Uzbekistan has no plans to rejoin a post-Soviet security bloc led by Russia, Uzbek Foreign Minister Abdulaziz Kamilov said on Wednesday, indicating the country's policy would remain the same despite a leadership change.
A former Soviet republic of 31 million, run by strongman president Islam Karimov from 1989 until his death last September, Uzbekistan has had a rocky relationship with Moscow, and by extension the Collective Security Treaty Organization (CSTO).
It suspended its membership in the bloc between 1999 and 2006 and then quit it altogether in 2012.
Following Karimov's death from a stroke and pledges by his successor, former prime minister Shavkat Mirziyoyev, to develop a strategic partnership with Russia, some have wondered whether Tashkent would rejoin the military alliance.
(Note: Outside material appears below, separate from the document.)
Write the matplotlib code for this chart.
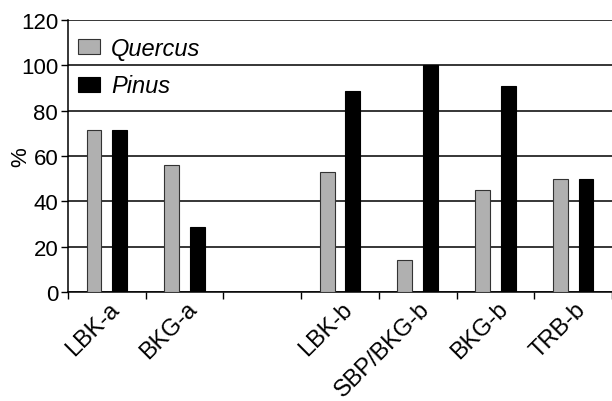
import numpy as np
import matplotlib.pyplot as plt
from matplotlib.transforms import ScaledTranslation

plt.rcParams['font.family'] = ['Liberation Sans', 'DejaVu Sans']

# data
categories = ['LBK-a', 'BKG-a', '', 'LBK-b', 'SBP/BKG-b', 'BKG-b', 'TRB-b']
quercus = [71.3, 56.2, np.nan, 52.8, 14.1, 45.1, 49.8]
pinus = [71.3, 28.5, np.nan, 88.8, 100.0, 90.8, 50.0]

x = np.arange(len(categories))
w = 0.19
off = 0.165

fig = plt.figure(figsize=(6.12, 4.02), dpi=100)
ax = fig.add_axes([0.111, 0.271, 0.889, 0.677])

ax.bar(x - off, quercus, w, color='#b0b0b0', edgecolor='#333333', linewidth=0.8,
       label='Quercus', zorder=3)
ax.bar(x + off, pinus, w, color='black', edgecolor='black', linewidth=0.8,
       label='Pinus', zorder=3)

ax.set_xlim(-0.5, len(categories) - 0.5)
ax.set_ylim(0, 120)
ax.set_yticks(range(0, 121, 20))
ax.yaxis.grid(True, color='black', linewidth=1.1)
ax.set_axisbelow(True)

# ticks between categories, labels at centers
ax.set_xticks(np.arange(-0.5, len(categories) + 0.5, 1))
ax.set_xticklabels([])
ax.set_xticks(x, minor=True)
ax.set_xticklabels(categories, minor=True, rotation=45, ha='right',
                   rotation_mode='anchor', fontsize=17)
ax.tick_params(axis='x', which='minor', length=0, pad=4)
ax.tick_params(axis='x', which='major', length=5, width=1, direction='out')
ax.tick_params(axis='y', length=5, width=1, labelsize=16, pad=2)

# nudge labels slightly right of the category centre
shift = ScaledTranslation(0.01, 0, fig.dpi_scale_trans)
for lab in ax.get_xticklabels(minor=True):
    lab.set_transform(lab.get_transform() + shift)

for s in ['top', 'right']:
    ax.spines[s].set_visible(False)
for s in ['left', 'bottom']:
    ax.spines[s].set_linewidth(1.1)

ax.set_ylabel('%', fontsize=16)
ax.yaxis.set_label_coords(-0.068, 0.5)

leg = ax.legend(loc='upper left', frameon=False,
                prop={'style': 'italic', 'size': 17},
                handlelength=0.95, handleheight=0.6, handletextpad=0.45,
                borderaxespad=0.2, labelspacing=0.62,
                bbox_to_anchor=(-0.008, 0.99))
for h in leg.legend_handles:
    h.set_linewidth(0.8)

fig.savefig('out.png', dpi=100)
But, answering a question about it in a televised interview on Wednesday, Kamilov said, "The question of renewing our CSTO membership is not on the agenda.... There are no plans to discuss or review this matter in the future."
Russia has used the CSTO, along with the Eurasian Economic Union, another regional bloc focused on trade, to project influence across most of the former Soviet Union. It regards Central Asia as an area of strategic interest.
But only three out of the region's five nations - Kazakhstan, Kyrgyzstan and Tajikistan, whose combined populations are smaller than that of Uzbekistan - are CSTO members.